Aside from races in Azerbaijan and Monaco that require specific downforce levels, Vasseur has disclosed Ferrari plans to bring new parts to most of the upcoming rounds.
“We have a flow of updates. Some will come not at Baku, because at Baku we have the aero package for the level of downforce, [and] with the sprint races it’s not the easiest one,” Vasseur explained.
“But from Miami, Imola, not Monaco but Barcelona, each race we will have an update on the car.
“We are sticking to the plan. We made some adjustment in terms of balance and the behaviour and it was much better in Melbourne and we’ll continue on this direction.”
“We will speed up. We will put all the resources to speed up the process and the updates that were planned for Barcelona will come in Imola and we will have one or two races the update in advance.”
Although Vasseur states Ferrari’s development rate has been accelerated, he has dismissed the possibility of it unleashing a new car concept potentially resembling that of the dominant Red Bull RB19.

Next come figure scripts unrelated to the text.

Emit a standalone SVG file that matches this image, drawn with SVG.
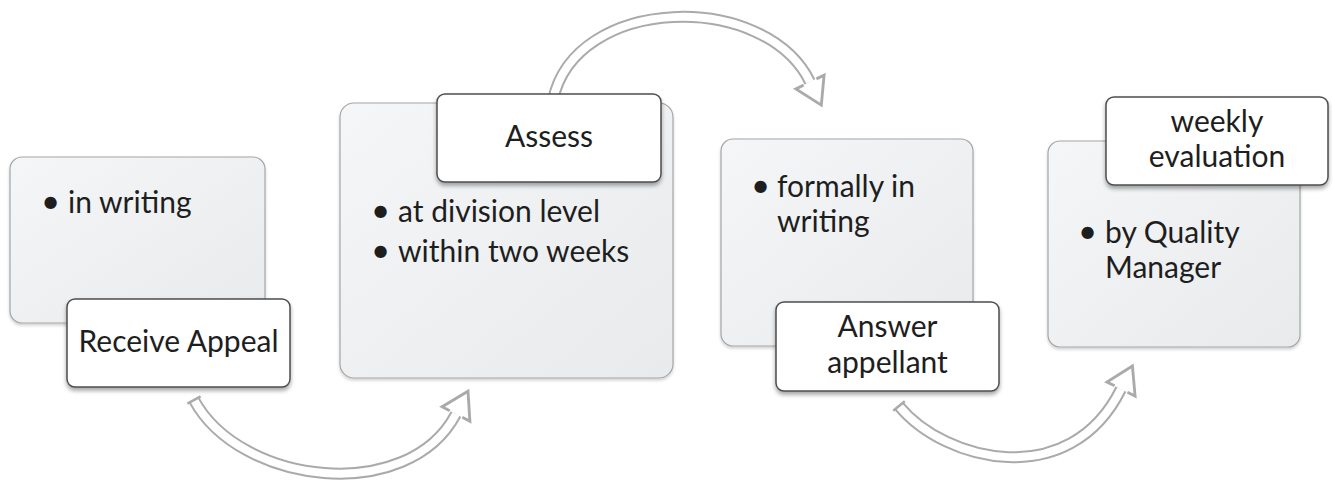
<svg xmlns="http://www.w3.org/2000/svg" width="1333" height="485" viewBox="0 0 1333 485">
  <style>
    .panel { fill: url(#panelFill); stroke: #a4a6a8; stroke-width: 1.2; filter: url(#softShadow); }
    .label { fill: #ffffff; stroke: #4d4d4d; stroke-width: 1.5; filter: url(#labelShadow); }
    .txt { font-family: Lato, "Open Sans", "Liberation Sans", sans-serif; font-size: 30px; fill: #1e1e1e; }
    .bul { font-size: 33px; }
    .ctr { text-anchor: middle; }
    .arrowOuter { fill: none; stroke: #aaaaaa; stroke-width: 12; stroke-linecap: butt; }
    .arrowInner { fill: none; stroke: #ffffff; stroke-width: 8; stroke-linecap: butt; marker-start: url(#tail); marker-end: url(#head); }
  </style>
  <defs>
    <linearGradient id="panelFill" x1="0" y1="0" x2="1" y2="1">
      <stop offset="0" stop-color="#f5f6f7"/>
      <stop offset="1" stop-color="#e8eaec"/>
    </linearGradient>
    <filter id="softShadow" x="-10%" y="-10%" width="120%" height="125%">
      <feDropShadow dx="0" dy="2" stdDeviation="1.5" flood-color="#000000" flood-opacity="0.18"/>
    </filter>
    <filter id="labelShadow" x="-10%" y="-10%" width="120%" height="130%">
      <feDropShadow dx="0" dy="3" stdDeviation="2" flood-color="#000000" flood-opacity="0.35"/>
    </filter>
    <marker id="head" markerUnits="userSpaceOnUse" orient="auto" refX="0" refY="0" markerWidth="40" markerHeight="40" viewBox="-3 -14 26 28" overflow="visible">
      <path d="M0,-5 L0,-11 L18,0 L0,11 L0,5" fill="#ffffff" stroke="#aaaaaa" stroke-width="2" stroke-linejoin="miter"/>
    </marker>
    <marker id="tail" markerUnits="userSpaceOnUse" orient="auto" refX="0" refY="0" markerWidth="20" markerHeight="20" viewBox="-4 -8 8 16" overflow="visible">
      <path d="M0,-6 L0,6" fill="none" stroke="#aaaaaa" stroke-width="2"/>
    </marker>
  </defs>

  <g id="connectors">
    <path class="arrowOuter" d="M194,400 C240,485 408,505 456,414"/>
    <path class="arrowInner" d="M194,400 C240,485 408,505 456,414"/>
    <path class="arrowOuter" d="M553,100 C575,-5 765,-10 810,82"/>
    <path class="arrowInner" d="M553,100 C575,-5 765,-10 810,82"/>
    <path class="arrowOuter" d="M899,406 C945,462 1070,492 1121,389"/>
    <path class="arrowInner" d="M899,406 C945,462 1070,492 1121,389"/>
  </g>

  <g id="node-receive-appeal">
    <rect class="panel" x="10" y="157" width="255" height="166" rx="12"/>
    <text class="txt"><tspan class="bul" x="41" y="213">•</tspan><tspan x="68" y="213">in writing</tspan></text>
    <rect class="label" x="67" y="299" width="223" height="88" rx="8"/>
    <text class="txt ctr" x="178.5" y="352">Receive Appeal</text>
  </g>

  <g id="node-assess">
    <rect class="panel" x="340" y="103" width="333" height="275" rx="14"/>
    <text class="txt"><tspan class="bul" x="371" y="222">•</tspan><tspan x="398" y="222">at division level</tspan></text>
    <text class="txt"><tspan class="bul" x="371" y="262">•</tspan><tspan x="398" y="262">within two weeks</tspan></text>
    <rect class="label" x="437" y="94" width="224" height="88" rx="8"/>
    <text class="txt ctr" x="549" y="147">Assess</text>
  </g>

  <g id="node-answer-appellant">
    <rect class="panel" x="721" y="139" width="252" height="207" rx="12"/>
    <text class="txt"><tspan class="bul" x="751" y="197">•</tspan><tspan x="777" y="197">formally in</tspan><tspan x="777" y="232">writing</tspan></text>
    <rect class="label" x="776" y="302" width="223" height="89" rx="8"/>
    <text class="txt ctr"><tspan x="887.5" y="337">Answer</tspan><tspan x="887.5" y="373">appellant</tspan></text>
  </g>

  <g id="node-weekly-evaluation">
    <rect class="panel" x="1048" y="141" width="252" height="206" rx="12"/>
    <text class="txt"><tspan class="bul" x="1078" y="243">•</tspan><tspan x="1105" y="243">by Quality</tspan><tspan x="1105" y="278">Manager</tspan></text>
    <rect class="label" x="1106" y="97" width="222" height="88" rx="8"/>
    <text class="txt ctr"><tspan x="1217" y="132">weekly</tspan><tspan x="1217" y="167">evaluation</tspan></text>
  </g>
</svg>
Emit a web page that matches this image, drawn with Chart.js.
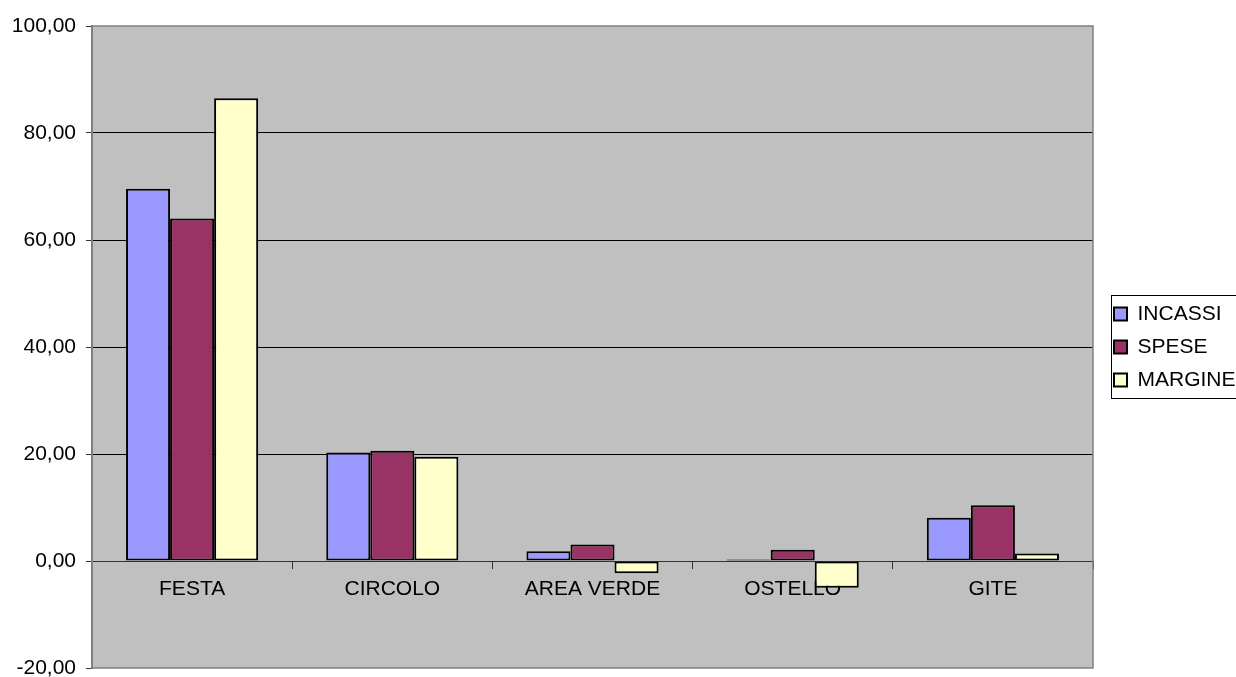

“It’s not a B car,” he declared. “We won’t come with something completely different.
“We will continue to update this one and try to update massively.”
Along with the existing budget cap in place, Vasseur pointed to the restrictions on aerodynamic testing time as to why Ferrari can’t seek a philosophy change as early as this year.
“With the restriction in the wind tunnel if you have to start from scratch, I don’t want to say that it makes no sense, but it is very difficult,” he added.
“It means that we will adapt due to the circumstances. But you can’t change massively something in the course of the season.”
Of the three races to take place this season Ferrari managed to win two of the three corresponding fixtures in 2022 to lead both Championships convincingly.
However, F1’s most successful side hasn’t come close to repeating that feat and has been unable to provide a match for Red Bull in the early exchanges of this year.
Despite the Maranello-based outfit’s dismal beginning to 2023 continuing in Australia, Vasseur has professed the team took positives from its performance in Melbourne.
While it delivered its worst qualifying display of the year so far with its drivers fifth and seventh on the grid, the long-run pace Carlos Sainz produced represented a noticeable improvement on the first two races.
“I think the issue in Melbourne was not the potential of the car, it was more that the job that we did as a team to extract the best from this,” he examined.
“In the race, the pace was okay. We were a bit unlucky on the Safety Car and red flag and we had to do an extra pit stop.
But after this that he [Sainz] was able to come back, to overtake a couple of cars, to push on the tyres and at the end to be close to Lewis [Hamilton] and [Fernando] Alonso.
“I think overall it was a good race and the direction that we took for the development of the car is proving a good one,” Vasseur continued.
Following Charles Leclerc’s opening lap clash that took him out of the running, a five-second time penalty for Sainz for tagging Alonso round during a late standing restart demoted the Spaniard from fourth to outside the points places.
Ferrari’s scoreless showing has left it closer to fifth-placed McLaren than Mercedes in third, with the Scuderia already a huge 97 points behind Red Bull at the top.